### YOUR OBJECTIVE
Copy out the records precisely, omitting pictures.

# START OF PROVIDED RECORDS

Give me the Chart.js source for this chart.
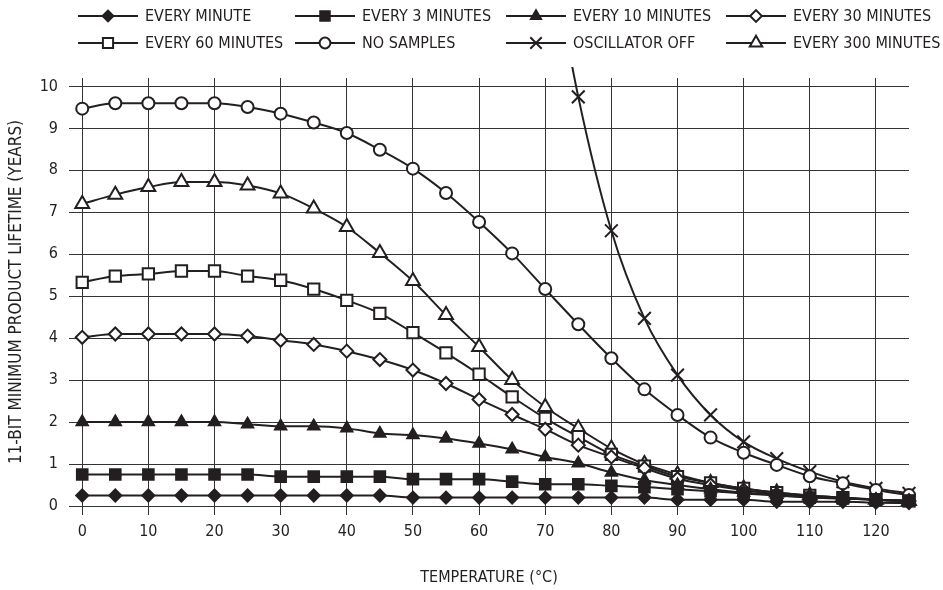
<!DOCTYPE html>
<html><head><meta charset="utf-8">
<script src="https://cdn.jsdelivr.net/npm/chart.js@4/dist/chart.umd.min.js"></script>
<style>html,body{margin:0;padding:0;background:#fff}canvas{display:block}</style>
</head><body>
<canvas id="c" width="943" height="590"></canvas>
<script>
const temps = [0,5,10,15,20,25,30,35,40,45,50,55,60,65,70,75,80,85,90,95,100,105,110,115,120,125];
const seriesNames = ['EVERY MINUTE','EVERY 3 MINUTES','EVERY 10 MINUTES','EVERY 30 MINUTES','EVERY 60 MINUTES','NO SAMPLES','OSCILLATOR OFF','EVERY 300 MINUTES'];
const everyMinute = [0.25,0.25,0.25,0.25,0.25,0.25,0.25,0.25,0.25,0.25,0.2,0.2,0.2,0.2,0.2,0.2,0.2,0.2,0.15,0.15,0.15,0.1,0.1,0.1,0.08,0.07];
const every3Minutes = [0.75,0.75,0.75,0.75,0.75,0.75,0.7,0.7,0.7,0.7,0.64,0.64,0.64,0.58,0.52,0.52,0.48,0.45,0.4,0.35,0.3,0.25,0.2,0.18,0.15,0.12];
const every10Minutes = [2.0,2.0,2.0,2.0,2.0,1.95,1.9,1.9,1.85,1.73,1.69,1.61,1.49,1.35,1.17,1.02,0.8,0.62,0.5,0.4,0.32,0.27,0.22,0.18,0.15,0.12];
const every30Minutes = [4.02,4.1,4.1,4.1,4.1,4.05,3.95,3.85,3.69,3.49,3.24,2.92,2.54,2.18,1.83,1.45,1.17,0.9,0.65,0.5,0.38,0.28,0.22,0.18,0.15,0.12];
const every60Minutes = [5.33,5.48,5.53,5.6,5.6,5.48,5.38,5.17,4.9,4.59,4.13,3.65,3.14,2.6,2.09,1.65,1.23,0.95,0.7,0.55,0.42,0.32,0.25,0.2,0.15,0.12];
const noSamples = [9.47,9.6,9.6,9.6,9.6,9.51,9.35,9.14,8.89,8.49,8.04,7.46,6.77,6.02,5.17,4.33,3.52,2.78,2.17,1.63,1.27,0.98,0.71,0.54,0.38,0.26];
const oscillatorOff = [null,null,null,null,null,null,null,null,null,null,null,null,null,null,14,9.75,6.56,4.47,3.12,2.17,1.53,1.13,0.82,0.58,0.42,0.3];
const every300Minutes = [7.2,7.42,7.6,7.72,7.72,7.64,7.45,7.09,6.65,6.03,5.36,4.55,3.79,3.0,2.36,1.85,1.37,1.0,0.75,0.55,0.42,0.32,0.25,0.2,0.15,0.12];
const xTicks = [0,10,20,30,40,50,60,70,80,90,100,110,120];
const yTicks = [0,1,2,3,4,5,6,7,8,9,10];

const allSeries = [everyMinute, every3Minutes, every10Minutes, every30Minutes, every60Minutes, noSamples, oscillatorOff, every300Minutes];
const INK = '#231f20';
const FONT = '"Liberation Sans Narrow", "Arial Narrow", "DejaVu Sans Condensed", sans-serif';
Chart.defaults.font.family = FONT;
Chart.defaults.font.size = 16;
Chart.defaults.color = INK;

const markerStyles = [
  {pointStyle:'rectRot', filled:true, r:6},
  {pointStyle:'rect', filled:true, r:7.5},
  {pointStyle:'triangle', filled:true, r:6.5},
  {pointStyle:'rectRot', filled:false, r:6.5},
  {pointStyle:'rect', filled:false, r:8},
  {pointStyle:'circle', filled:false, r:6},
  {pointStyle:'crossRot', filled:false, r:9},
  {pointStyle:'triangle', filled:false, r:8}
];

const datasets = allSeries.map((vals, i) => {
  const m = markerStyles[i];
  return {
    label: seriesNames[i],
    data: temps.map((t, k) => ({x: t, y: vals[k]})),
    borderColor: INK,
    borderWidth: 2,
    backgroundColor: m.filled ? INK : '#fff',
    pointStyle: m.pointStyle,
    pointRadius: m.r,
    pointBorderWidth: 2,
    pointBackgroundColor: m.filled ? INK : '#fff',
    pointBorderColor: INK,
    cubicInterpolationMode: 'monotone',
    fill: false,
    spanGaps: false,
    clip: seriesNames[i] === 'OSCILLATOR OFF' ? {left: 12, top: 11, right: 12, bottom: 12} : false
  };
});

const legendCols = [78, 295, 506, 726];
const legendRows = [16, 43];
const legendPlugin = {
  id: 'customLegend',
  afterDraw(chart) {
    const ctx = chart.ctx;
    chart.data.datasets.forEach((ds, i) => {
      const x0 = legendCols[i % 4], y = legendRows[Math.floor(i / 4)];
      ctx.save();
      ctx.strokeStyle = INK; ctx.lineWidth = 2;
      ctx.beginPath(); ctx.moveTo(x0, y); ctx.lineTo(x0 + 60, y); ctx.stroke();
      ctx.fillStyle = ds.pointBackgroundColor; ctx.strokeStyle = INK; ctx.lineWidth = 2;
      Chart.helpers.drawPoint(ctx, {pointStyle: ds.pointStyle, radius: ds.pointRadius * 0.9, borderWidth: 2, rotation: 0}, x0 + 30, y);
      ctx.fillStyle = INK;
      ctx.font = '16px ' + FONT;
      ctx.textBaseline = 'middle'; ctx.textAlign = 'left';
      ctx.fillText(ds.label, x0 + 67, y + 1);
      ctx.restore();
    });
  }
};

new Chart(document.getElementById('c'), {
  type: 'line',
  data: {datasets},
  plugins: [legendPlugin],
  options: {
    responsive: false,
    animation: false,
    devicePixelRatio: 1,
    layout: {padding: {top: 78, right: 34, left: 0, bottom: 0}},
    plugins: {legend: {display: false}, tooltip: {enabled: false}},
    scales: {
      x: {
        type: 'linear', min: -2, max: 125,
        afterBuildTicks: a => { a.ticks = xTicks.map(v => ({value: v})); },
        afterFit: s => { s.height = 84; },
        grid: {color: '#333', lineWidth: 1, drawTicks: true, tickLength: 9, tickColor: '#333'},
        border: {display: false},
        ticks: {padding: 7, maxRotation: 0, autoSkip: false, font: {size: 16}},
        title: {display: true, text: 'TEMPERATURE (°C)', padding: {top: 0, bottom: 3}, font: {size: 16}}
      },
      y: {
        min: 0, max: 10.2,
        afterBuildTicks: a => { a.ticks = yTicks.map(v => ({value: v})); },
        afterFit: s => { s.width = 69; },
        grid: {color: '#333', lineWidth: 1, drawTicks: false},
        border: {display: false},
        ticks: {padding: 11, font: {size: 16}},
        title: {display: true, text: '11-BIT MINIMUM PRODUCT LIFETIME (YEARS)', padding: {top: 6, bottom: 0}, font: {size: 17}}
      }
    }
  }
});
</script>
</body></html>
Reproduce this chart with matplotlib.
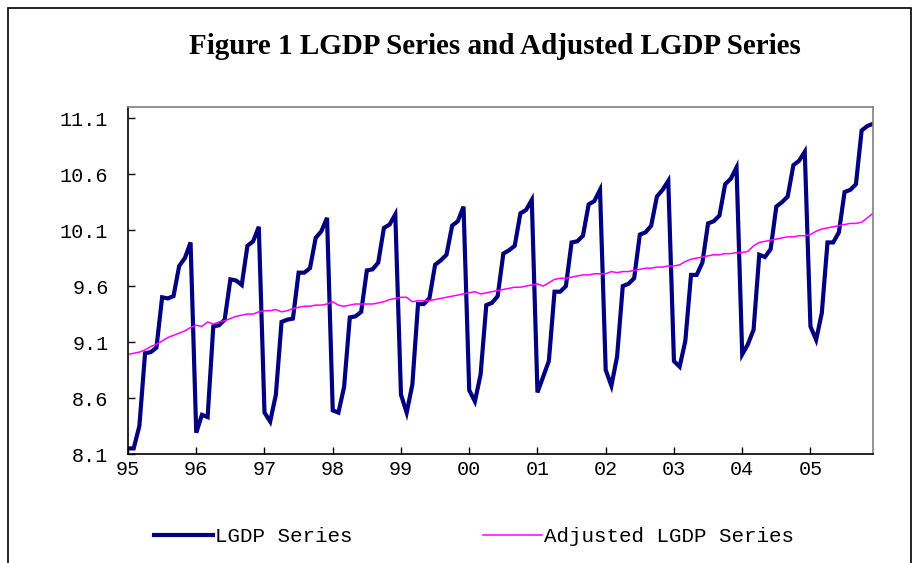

# END OF PROVIDED RECORDS

### TASK SOLUTION
Give me the Chart.js source for this chart.
<!DOCTYPE html>
<html><head><meta charset="utf-8">
<script src="https://cdn.jsdelivr.net/npm/chart.js@4/dist/chart.umd.min.js"></script>
<style>html,body{margin:0;padding:0;background:#fff}canvas{display:block}</style>
</head><body>
<canvas id="c" width="943" height="590"></canvas>
<script>
const temps = [0,5,10,15,20,25,30,35,40,45,50,55,60,65,70,75,80,85,90,95,100,105,110,115,120,125];
const seriesNames = ['EVERY MINUTE','EVERY 3 MINUTES','EVERY 10 MINUTES','EVERY 30 MINUTES','EVERY 60 MINUTES','NO SAMPLES','OSCILLATOR OFF','EVERY 300 MINUTES'];
const everyMinute = [0.25,0.25,0.25,0.25,0.25,0.25,0.25,0.25,0.25,0.25,0.2,0.2,0.2,0.2,0.2,0.2,0.2,0.2,0.15,0.15,0.15,0.1,0.1,0.1,0.08,0.07];
const every3Minutes = [0.75,0.75,0.75,0.75,0.75,0.75,0.7,0.7,0.7,0.7,0.64,0.64,0.64,0.58,0.52,0.52,0.48,0.45,0.4,0.35,0.3,0.25,0.2,0.18,0.15,0.12];
const every10Minutes = [2.0,2.0,2.0,2.0,2.0,1.95,1.9,1.9,1.85,1.73,1.69,1.61,1.49,1.35,1.17,1.02,0.8,0.62,0.5,0.4,0.32,0.27,0.22,0.18,0.15,0.12];
const every30Minutes = [4.02,4.1,4.1,4.1,4.1,4.05,3.95,3.85,3.69,3.49,3.24,2.92,2.54,2.18,1.83,1.45,1.17,0.9,0.65,0.5,0.38,0.28,0.22,0.18,0.15,0.12];
const every60Minutes = [5.33,5.48,5.53,5.6,5.6,5.48,5.38,5.17,4.9,4.59,4.13,3.65,3.14,2.6,2.09,1.65,1.23,0.95,0.7,0.55,0.42,0.32,0.25,0.2,0.15,0.12];
const noSamples = [9.47,9.6,9.6,9.6,9.6,9.51,9.35,9.14,8.89,8.49,8.04,7.46,6.77,6.02,5.17,4.33,3.52,2.78,2.17,1.63,1.27,0.98,0.71,0.54,0.38,0.26];
const oscillatorOff = [null,null,null,null,null,null,null,null,null,null,null,null,null,null,14,9.75,6.56,4.47,3.12,2.17,1.53,1.13,0.82,0.58,0.42,0.3];
const every300Minutes = [7.2,7.42,7.6,7.72,7.72,7.64,7.45,7.09,6.65,6.03,5.36,4.55,3.79,3.0,2.36,1.85,1.37,1.0,0.75,0.55,0.42,0.32,0.25,0.2,0.15,0.12];
const xTicks = [0,10,20,30,40,50,60,70,80,90,100,110,120];
const yTicks = [0,1,2,3,4,5,6,7,8,9,10];

const allSeries = [everyMinute, every3Minutes, every10Minutes, every30Minutes, every60Minutes, noSamples, oscillatorOff, every300Minutes];
const INK = '#231f20';
const FONT = '"Liberation Sans Narrow", "Arial Narrow", "DejaVu Sans Condensed", sans-serif';
Chart.defaults.font.family = FONT;
Chart.defaults.font.size = 16;
Chart.defaults.color = INK;

const markerStyles = [
  {pointStyle:'rectRot', filled:true, r:6},
  {pointStyle:'rect', filled:true, r:7.5},
  {pointStyle:'triangle', filled:true, r:6.5},
  {pointStyle:'rectRot', filled:false, r:6.5},
  {pointStyle:'rect', filled:false, r:8},
  {pointStyle:'circle', filled:false, r:6},
  {pointStyle:'crossRot', filled:false, r:9},
  {pointStyle:'triangle', filled:false, r:8}
];

const datasets = allSeries.map((vals, i) => {
  const m = markerStyles[i];
  return {
    label: seriesNames[i],
    data: temps.map((t, k) => ({x: t, y: vals[k]})),
    borderColor: INK,
    borderWidth: 2,
    backgroundColor: m.filled ? INK : '#fff',
    pointStyle: m.pointStyle,
    pointRadius: m.r,
    pointBorderWidth: 2,
    pointBackgroundColor: m.filled ? INK : '#fff',
    pointBorderColor: INK,
    cubicInterpolationMode: 'monotone',
    fill: false,
    spanGaps: false,
    clip: seriesNames[i] === 'OSCILLATOR OFF' ? {left: 12, top: 11, right: 12, bottom: 12} : false
  };
});

const legendCols = [78, 295, 506, 726];
const legendRows = [16, 43];
const legendPlugin = {
  id: 'customLegend',
  afterDraw(chart) {
    const ctx = chart.ctx;
    chart.data.datasets.forEach((ds, i) => {
      const x0 = legendCols[i % 4], y = legendRows[Math.floor(i / 4)];
      ctx.save();
      ctx.strokeStyle = INK; ctx.lineWidth = 2;
      ctx.beginPath(); ctx.moveTo(x0, y); ctx.lineTo(x0 + 60, y); ctx.stroke();
      ctx.fillStyle = ds.pointBackgroundColor; ctx.strokeStyle = INK; ctx.lineWidth = 2;
      Chart.helpers.drawPoint(ctx, {pointStyle: ds.pointStyle, radius: ds.pointRadius * 0.9, borderWidth: 2, rotation: 0}, x0 + 30, y);
      ctx.fillStyle = INK;
      ctx.font = '16px ' + FONT;
      ctx.textBaseline = 'middle'; ctx.textAlign = 'left';
      ctx.fillText(ds.label, x0 + 67, y + 1);
      ctx.restore();
    });
  }
};

new Chart(document.getElementById('c'), {
  type: 'line',
  data: {datasets},
  plugins: [legendPlugin],
  options: {
    responsive: false,
    animation: false,
    devicePixelRatio: 1,
    layout: {padding: {top: 78, right: 34, left: 0, bottom: 0}},
    plugins: {legend: {display: false}, tooltip: {enabled: false}},
    scales: {
      x: {
        type: 'linear', min: -2, max: 125,
        afterBuildTicks: a => { a.ticks = xTicks.map(v => ({value: v})); },
        afterFit: s => { s.height = 84; },
        grid: {color: '#333', lineWidth: 1, drawTicks: true, tickLength: 9, tickColor: '#333'},
        border: {display: false},
        ticks: {padding: 7, maxRotation: 0, autoSkip: false, font: {size: 16}},
        title: {display: true, text: 'TEMPERATURE (°C)', padding: {top: 0, bottom: 3}, font: {size: 16}}
      },
      y: {
        min: 0, max: 10.2,
        afterBuildTicks: a => { a.ticks = yTicks.map(v => ({value: v})); },
        afterFit: s => { s.width = 69; },
        grid: {color: '#333', lineWidth: 1, drawTicks: false},
        border: {display: false},
        ticks: {padding: 11, font: {size: 16}},
        title: {display: true, text: '11-BIT MINIMUM PRODUCT LIFETIME (YEARS)', padding: {top: 6, bottom: 0}, font: {size: 17}}
      }
    }
  }
});
</script>
</body></html>
Reproduce this chart with matplotlib.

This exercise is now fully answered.